In 1884, John J. Flanders used the bay window for the first time to purposely increase the floor area in an office building the Mallers Building. The small size of the lot (38’ x 60’) forced him to be the first to exploit the 1872 Code’s allowance for bay windows above the second floor. He placed one eight-story tall bay on each of the building’s two streetfronts.

Meanwhile, Root used the bay window for a completely different purpose in his next three skyscrapers: to house the main stairway that was cantilevered into the building’s lightcourt. This he used in the Rialto, the Insurance Exchange, and of course, the Rookery. He would go to use his “signature” half-spiral stair in a number of later buildings (including the Midland Hotel and the Chicago Hotel).

In 1885, Root “played” with the multistoried bay window in the Phoenix Building as a formal device. He extended a six-story bay window (its projection was minimal and therefore, not a rental-enhancing detail) over the building’s entrance. He then reprised the bay windows, albeit now only four stories tall at either end of the long Jackson Street façade, creating, in essence, corner pavilions. Then he inverted this scheme on the side elevations, a trick he had used before in corner buildings (see the Burlington and Counselman Buildings), by placing the bay window in the center bay of each of these elevations.

He continued employing the central bay window to mark the entrance in each of his next four out-of-town designs, the three in Kansas City and the San Francisco Chronicle Building. Note that in none of these Root buildings was the bay window used to increase the rentable area, probably because the buildings were already sufficient in size.
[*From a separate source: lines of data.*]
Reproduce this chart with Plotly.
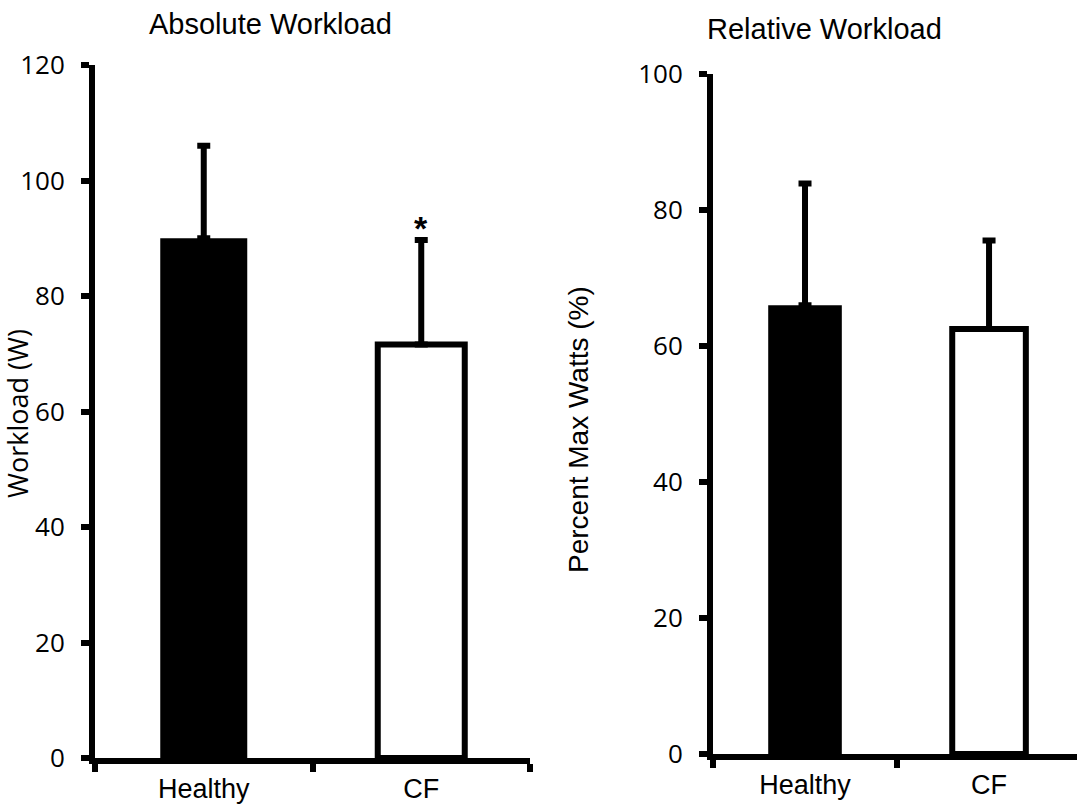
import plotly.graph_objects as go

# Group labels and summary statistics (mean with upward SD)
groups = ["Healthy", "CF"]
abs_mean = [90.0, 71.6]
abs_sd = [16.0, 18.1]
rel_mean = [66.0, 62.5]
rel_sd = [17.9, 13.0]

abs_ticks = [0, 20, 40, 60, 80, 100, 120]
rel_ticks = [0, 20, 40, 60, 80, 100]

W, H = 1077, 812
fill_colors = ["black", "white"]
line_widths = [0, 6]


def px_x(p):
    return p / W


def px_y(p):
    return (H - p) / H


fig = go.Figure()

fig.add_trace(go.Bar(
    x=groups, y=abs_mean, width=0.4,
    marker=dict(color=fill_colors, line=dict(color="black", width=line_widths)),
    error_y=dict(type="data", array=abs_sd, arrayminus=[0, 0], symmetric=False,
                 color="black", thickness=6, width=6.5),
    xaxis="x", yaxis="y", showlegend=False,
))

fig.add_trace(go.Bar(
    x=groups, y=rel_mean, width=0.4,
    marker=dict(color=fill_colors, line=dict(color="black", width=line_widths)),
    error_y=dict(type="data", array=rel_sd, arrayminus=[0, 0], symmetric=False,
                 color="black", thickness=6, width=6.5),
    xaxis="x2", yaxis="y2", showlegend=False,
))

xaxis_common = dict(
    type="category", tickson="boundaries", ticks="outside", ticklen=8, tickwidth=6,
    tickcolor="black", showline=True, linewidth=6, linecolor="black",
    showgrid=False, zeroline=False, automargin=False,
    tickfont=dict(family="Liberation Sans", size=27, color="black"),
    ticklabelstandoff=2,
)
yaxis_common = dict(
    ticks="outside", ticklen=8, tickwidth=6, tickcolor="black",
    showline=True, linewidth=6, linecolor="black",
    showgrid=False, zeroline=False, automargin=False,
    tickfont=dict(family="Open Sans", size=26, color="black"),
    ticklabelstandoff=11,
)

fig.update_layout(
    width=W, height=H,
    margin=dict(l=0, r=0, t=0, b=0, pad=0),
    paper_bgcolor="white", plot_bgcolor="white",
    xaxis=dict(domain=[px_x(95), px_x(530)], range=[-0.5, 1.5], anchor="y", **xaxis_common),
    yaxis=dict(domain=[px_y(758), px_y(65)], range=[0, 120], tickvals=abs_ticks,
               anchor="x", **yaxis_common),
    xaxis2=dict(domain=[px_x(713), 1.0], range=[-0.5, 1.478], anchor="y2", **xaxis_common),
    yaxis2=dict(domain=[px_y(754), px_y(74)], range=[0, 100], tickvals=rel_ticks,
                anchor="x2", **yaxis_common),
    annotations=[
        dict(text="Absolute Workload", x=px_x(270), y=px_y(42), xref="paper", yref="paper",
             xanchor="center", yanchor="bottom", showarrow=False,
             font=dict(family="Liberation Sans", size=29, color="black")),
        dict(text="Relative Workload", x=px_x(824), y=px_y(47), xref="paper", yref="paper",
             xanchor="center", yanchor="bottom", showarrow=False,
             font=dict(family="Liberation Sans", size=29, color="black")),
        dict(text="Workload (W)", x=px_x(17), y=px_y(414),
             xref="paper", yref="paper", xanchor="center", yanchor="middle",
             textangle=-90, showarrow=False,
             font=dict(family="Open Sans", size=27, color="black")),
        dict(text="Percent Max Watts (%)", x=px_x(579), y=px_y(430),
             xref="paper", yref="paper", xanchor="center", yanchor="middle",
             textangle=-90, showarrow=False,
             font=dict(family="Liberation Sans", size=28, color="black")),
        dict(text="<b>*</b>", x="CF", y=abs_mean[1] + abs_sd[1], xref="x", yref="y",
             xanchor="center", yanchor="bottom", yshift=-9, showarrow=False,
             font=dict(family="Liberation Sans", size=34, color="black")),
    ],
)

fig.write_html("out.html")
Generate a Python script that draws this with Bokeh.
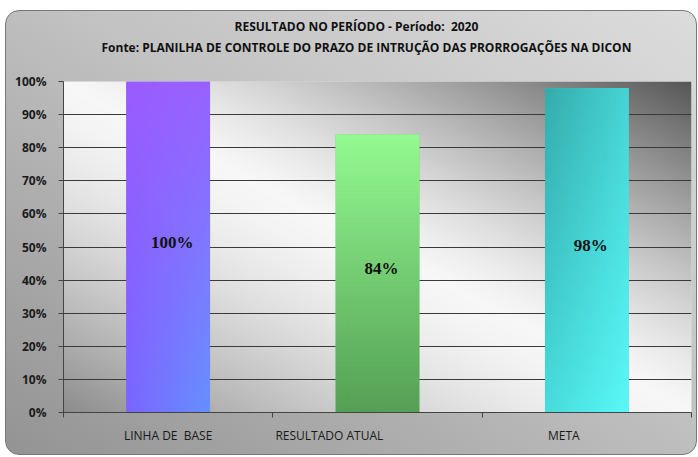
import numpy as np
from bokeh.plotting import figure
from bokeh.models import Range1d, FixedTicker, Title, ColumnDataSource, NumeralTickFormatter, CustomJSTickFormatter
from bokeh.embed import file_html
from bokeh.resources import INLINE
from bokeh.core.properties import value

# ---- data ----
categories = ["LINHA DE\u00a0 BASE", "RESULTADO ATUAL", "META"]
values = [1.00, 0.84, 0.98]
value_labels = ["100%", "84%", "98%"]
bar_colors = ["#7464ff", "#74c874", "#46d6d6"]
# gradient corner colours per bar: top-left, top-right, bottom-left, bottom-right
bar_gradients = [
    ["#9a5cff", "#9862ff", "#7a66ff", "#6690ff"],
    ["#94fa90", "#94fa90", "#55a055", "#55a055"],
    ["#36acac", "#46d4d4", "#48dcdc", "#5af8f8"],
]
y_ticks = [0.0, 0.1, 0.2, 0.3, 0.4, 0.5, 0.6, 0.7, 0.8, 0.9, 1.0]
title_line1 = "RESULTADO NO PERÍODO - Período:\u00a0 2020"
title_line2 = "Fonte: PLANILHA DE CONTROLE DO PRAZO DE INTRUÇÃO DAS PRORROGAÇÕES NA DICON"

n = len(categories)
centers = [i + 0.5 for i in range(n)]
bar_width = 0.4
# Excel-style label shift of the category labels (layout only)
label_shift = [0.0, -0.23, -0.11]
label_pos = [c + s for c, s in zip(centers, label_shift)]

p = figure(width=692, height=445, output_backend="svg", toolbar_location=None,
           x_range=Range1d(0, n), y_range=Range1d(0, 1),
           min_border_left=57, min_border_right=7, min_border_bottom=44, min_border_top=70)

p.border_fill_color = None
p.background_fill_color = "#dddddd"
p.outline_line_color = None
p.styles = {"background": "linear-gradient(to top right, #939393 0%, #c2c2c2 55%, #dcdcdc 100%)",
            "border": "1px solid #777", "border-radius": "14px", "box-sizing": "border-box",
            "margin-left": "5px", "margin-top": "10px"}

# titles (p.title is the topmost line)
p.title.text = title_line1
p.title.align = "left"
p.title.offset = 171
p.title.text_font = "Open Sans"
p.title.text_font_size = "12px"
p.title.text_font_style = "bold"
p.title.text_color = "#111111"
p.title.standoff = 2
spacer = Title(text=" ", text_font_size="16px", standoff=6)
t2 = Title(text=title_line2, align="left", offset=38, text_font="Open Sans", text_font_size="12px",
           text_font_style="bold", text_color="#111111", standoff=2)
p.add_layout(spacer, "above")
p.add_layout(t2, "above")


def to_rgba(arr):
    h, w, _ = arr.shape
    img = np.empty((h, w), dtype=np.uint32)
    view = img.view(dtype=np.uint8).reshape((h, w, 4))
    view[:, :, :3] = np.clip(arr, 0, 255).astype(np.uint8)
    view[:, :, 3] = 255
    return img


def hex_rgb(hx):
    return np.array([int(hx[i:i + 2], 16) for i in (1, 3, 5)], dtype=float)


# background gradient inside plot area
H, W = 160, 320
U, V = np.meshgrid(np.linspace(0, 1, W), np.linspace(0, 1, H))
s = U + V - 1
b = np.where(s < 0, 0.97 - 0.42 * np.abs(s) ** 1.5, 0.97 - 0.63 * np.abs(s) ** 1.3)
bg = np.repeat((b * 255)[:, :, None], 3, axis=2)
p.image_rgba(image=[to_rgba(bg)], x=0, y=0, dw=n, dh=1, level="image")

src = ColumnDataSource(dict(x=centers, top=values, color=bar_colors,
                            ly=[v / 2 for v in values], lab=value_labels))
p.vbar(x="x", top="top", width=bar_width, bottom=0, fill_color="color", line_color=None, source=src)

# gradient shading over each bar, sized from the data
gh, gw = 60, 30
gu, gv = np.meshgrid(np.linspace(0, 1, gw), np.linspace(0, 1, gh))
imgs = []
for corners in bar_gradients:
    tl, tr, bl, br = [hex_rgb(c) for c in corners]
    top = tl[None, None, :] * (1 - gu[:, :, None]) + tr[None, None, :] * gu[:, :, None]
    bot = bl[None, None, :] * (1 - gu[:, :, None]) + br[None, None, :] * gu[:, :, None]
    arr = bot * (1 - gv[:, :, None]) + top * gv[:, :, None]
    imgs.append(to_rgba(arr))
p.image_rgba(image=imgs, x=[c - bar_width / 2 for c in centers], y=[0] * n,
             dw=[bar_width] * n, dh=values)

p.text(x="x", y="ly", text="lab", source=src, text_font=value("Liberation Serif"),
       text_font_style="bold", text_font_size="17px", text_align="center",
       text_baseline="middle", x_offset=4, y_offset=-5, text_color="#111111")

# grid
p.xgrid.visible = False
p.ygrid.ticker = FixedTicker(ticks=y_ticks)
p.ygrid.grid_line_color = "#3a3a3a"
p.ygrid.grid_line_width = 1.2

# y axis
p.yaxis.ticker = FixedTicker(ticks=y_ticks)
p.yaxis.formatter = NumeralTickFormatter(format="0%")
p.yaxis.major_tick_out = 5
p.yaxis.major_tick_in = 0
p.yaxis.minor_tick_line_color = None
p.yaxis.axis_line_color = "#444444"
p.yaxis.major_tick_line_color = "#444444"
p.yaxis.major_label_text_font = "Open Sans"
p.yaxis.major_label_text_font_style = "bold"
p.yaxis.major_label_text_font_size = "12px"
p.yaxis.major_label_text_color = "#1a1a1a"
p.yaxis.major_label_standoff = 12

# x axis
p.xaxis.ticker = FixedTicker(ticks=label_pos, minor_ticks=[0, 1, 2, 3])
p.xaxis.formatter = CustomJSTickFormatter(args=dict(pos=label_pos, labels=categories), code="""
let best = 0;
for (let i = 0; i < pos.length; i++) { if (Math.abs(pos[i] - tick) < Math.abs(pos[best] - tick)) best = i; }
return labels[best];
""")
p.xaxis.major_tick_line_color = None
p.xaxis.major_tick_out = 0
p.xaxis.major_tick_in = 0
p.xaxis.minor_tick_line_color = "#444444"
p.xaxis.minor_tick_out = 5
p.xaxis.minor_tick_in = 0
p.xaxis.axis_line_color = "#444444"
p.xaxis.major_label_text_font = "Open Sans"
p.xaxis.major_label_text_font_size = "12px"
p.xaxis.major_label_text_color = "#1a1a1a"
p.xaxis.major_label_standoff = 9

open("out.html", "w").write(file_html(p, INLINE))
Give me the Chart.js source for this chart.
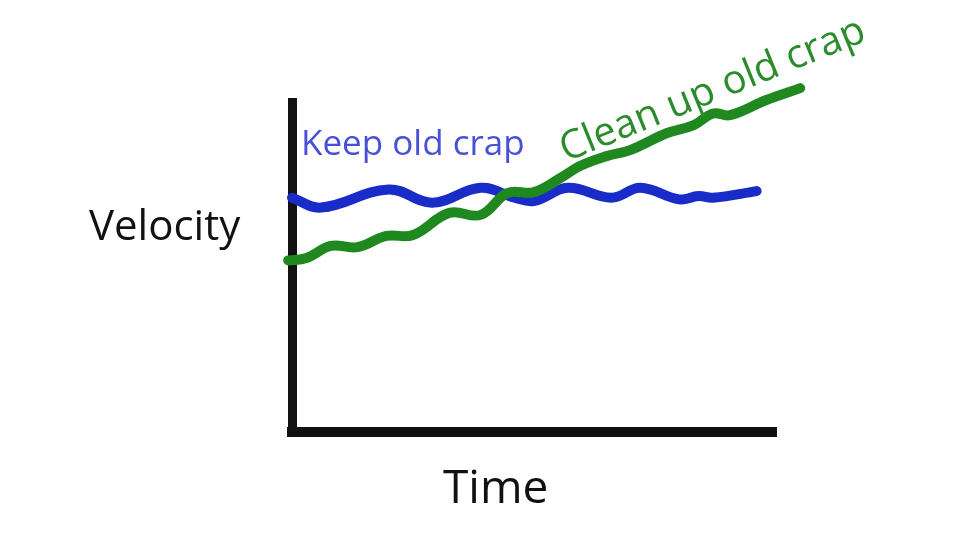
<!DOCTYPE html>
<html>
<head>
<meta charset="utf-8">
<script src="https://cdn.jsdelivr.net/npm/chart.js@4.4.1/dist/chart.umd.min.js"></script>
<style>
  html, body { margin: 0; padding: 0; background: #fff; }
</style>
</head>
<body>
<canvas id="sketchChart" width="960" height="540"></canvas>
<script>
// values (time 0..10 along the x axis, velocity 0..10 up the y axis)
const keepTime = [0, 0.6, 2.0, 2.9, 3.9, 4.6, 5.0, 5.7, 6.6, 7.2, 8.0, 8.4, 8.7, 9.6];
const keepVelocity = [7.1, 6.8, 7.35, 6.95, 7.4, 7.1, 7.0, 7.4, 7.1, 7.4, 7.05, 7.15, 7.1, 7.3];

const cleanTime = [-0.08, 0.3, 0.8, 1.35, 1.95, 2.5, 3.25, 3.9, 4.45, 5.0, 5.55, 5.95, 6.5, 7.0, 7.75, 8.3, 8.7, 9.05, 9.8, 10.5];
const cleanVelocity = [5.2, 5.27, 5.64, 5.6, 5.94, 5.97, 6.64, 6.58, 7.24, 7.27, 7.7, 8.06, 8.36, 8.55, 9.06, 9.3, 9.65, 9.6, 10.06, 10.42];

const seriesNames = ['Keep old crap', 'Clean up old crap'];
const xAxisLabel = 'Time';
const yAxisLabel = 'Velocity';

const toPoints = (xs, ys) => xs.map((x, i) => ({x: x, y: ys[i]}));

// hand written labels, drawn on top of the chart
const sketchLabels = {
    id: 'sketchLabels',
    afterDraw(chart) {
        const ctx = chart.ctx;
        ctx.save();
        ctx.textBaseline = 'alphabetic';

        ctx.fillStyle = '#111';
        ctx.font = '42px "Open Sans"';
        ctx.fillText(yAxisLabel, 89, 240);
        ctx.font = '46px "Open Sans"';
        ctx.fillText(xAxisLabel, 443, 503);

        ctx.fillStyle = '#4750d8';
        ctx.font = '35px "Open Sans"';
        ctx.fillText(seriesNames[0], 301, 155);

        ctx.fillStyle = '#2a8c2a';
        ctx.font = '40px "Open Sans"';
        ctx.translate(566, 162);
        ctx.rotate(-22 * Math.PI / 180);
        ctx.fillText(seriesNames[1], 0, 0);
        ctx.restore();
    }
};

const ctx = document.getElementById('sketchChart').getContext('2d');
new Chart(ctx, {
    type: 'line',
    data: {
        datasets: [{
            label: seriesNames[0],
            data: toPoints(keepTime, keepVelocity),
            borderColor: '#1a2cc8',
            borderWidth: 10,
            order: 1
        }, {
            label: seriesNames[1],
            data: toPoints(cleanTime, cleanVelocity),
            borderColor: '#1f881f',
            borderWidth: 10,
            order: 0
        }]
    },
    options: {
        responsive: false,
        animation: false,
        layout: {padding: {left: 292, top: 102, right: 184, bottom: 108}},
        elements: {
            point: {radius: 0},
            line: {tension: 0.4, borderCapStyle: 'round', borderJoinStyle: 'round', fill: false}
        },
        datasets: {line: {clip: false}},
        plugins: {
            legend: {display: false},
            tooltip: {enabled: false}
        },
        scales: {
            x: {
                type: 'linear', min: 0, max: 10,
                ticks: {display: false},
                grid: {display: false, drawTicks: false},
                border: {display: true, color: '#111', width: 10}
            },
            y: {
                type: 'linear', min: 0, max: 10,
                ticks: {display: false},
                grid: {display: false, drawTicks: false},
                border: {display: true, color: '#111', width: 9}
            }
        }
    },
    plugins: [sketchLabels]
});
</script>
</body>
</html>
Interestingly, E. Townsend Mix had used multistoried bay windows in both of his two skyscrapers in the Twin Cities at the same time that Holabird & Roche were putting them on the Tacoma Building.
In what was another high stakes poker game (like the one he had played to get the adjacent site), Walker had his architects originally draw up the Tacoma with bay windows over every bay of both street fronts. Betting that this radical proposal would be rejected during the permit review, his end game more than likely was that he would “compromise” with Commissioner Edbrooke with a design that alternated bays on every other bay that was to be the building’s final configuration. The original design immediately garnered the anticipated rebuke from the Inter-Ocean in October 1888:
“And why, pray… should this Tacoma Building shoot out such a crop of projecting bow-windows way over into both streets, Madison and La Salle? Or, does it own the whole of both thoroughfares, that it thus reaches forth its by no means translucent and fleshless arms to impede the light of adjacent buildings and of the streets. The same sort of thing – and it is an undisguisable outrage on the public generally as well as neighboring owners – has been condemned and stopped in the past, and the same course ought to be taken now.
“Inter-Ocean: Let me ask you specifically about the Tacoma and its plans submitted to you. Were they approved after due examination?
“Edbrooke: Yes, sir, and this was fuller than usual, owing to some delay over an external feature. Yes, I refer to the bays, to which I know that some of the citizens have taken exception… The design as originally presented, showed a continuous line of bays, and to this I objected, as there was really no street wall at all, no plain surface, simply one bay right after another on supporting piers. Judge Green, the corporation counsel, with whom I consulted, agreed with me that I had a right to insist that only every other section should be a bay, the alternate spaces being plain wall and Judge Green also agreed with me that I could not prevent the building of bays to this extent, nor does the construction differ from other Chicago buildings with bays – quite a number of them – except that the latter buildings are not as high as the Tacoma.”